Prof Wilson’s theory also factors in the subject that the student is studying (not all universities offer all subjects, and some are most are strong in certain subjects and weak in others), and their attainment at school (i.e. they might really want to study Maths at Oxford, and be at a school very near by, but if they get a D in Maths at A-Level, they aren’t going to be able to do that.)
Universities also come in two types – “recruiting”, where there are more places than students genuinely intending studying there, and “selective”, where there are more prospective students than places. One interesting effect of the recent economic downturn is the massive increase in people applying for university in 2009-10 – UCL saw a 12% increase for undergraduate courses, for example. This has had the effect of making more universities selective.

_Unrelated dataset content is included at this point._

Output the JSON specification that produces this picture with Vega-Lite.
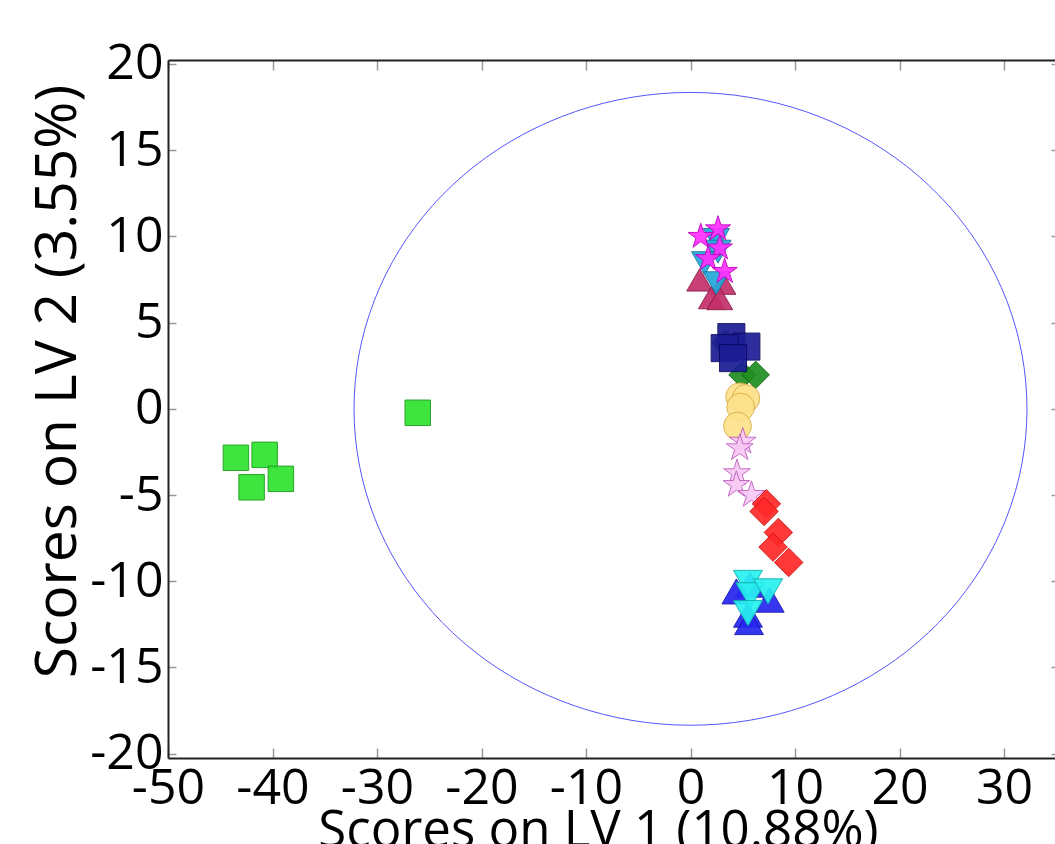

In order to consider two types in the same model, it was necessary to develop what is known as a “partially constrained” SIM. The details are for a future article, but, put simply, an iterative approach, assigning students to a university and then reassigning the weakest for over-capacity universities, is taken.

I built a GUI in Java – it’s the language I’m most comfortable with for “proper” programming – to quickly visualise the results and compare them with real-life flows. Here’s a bit of it:

simpredicted

This shows the perhaps not very surprising prediction that BIRM7s (multi-cultural school students living in Birmingham) are pretty likely to also go to university in Birmingham (AST = Aston, BCU = Birmingham City University, BIR = University of Birmingham), rather than elsewhere in the country.

When compared with the actual flows:
simactual
…the model under-predicts the flow to Birmingham City University, possibly because BCU’s desirability amongst this demographic group is mis-calibrated. Further-education students are also not present in the predicted model, but are included in the actual flows, so the two are not, as presented, normalised.

The model needs to be developed further before it can be presented formally. In particular, attainment is almost certainly a necessary component.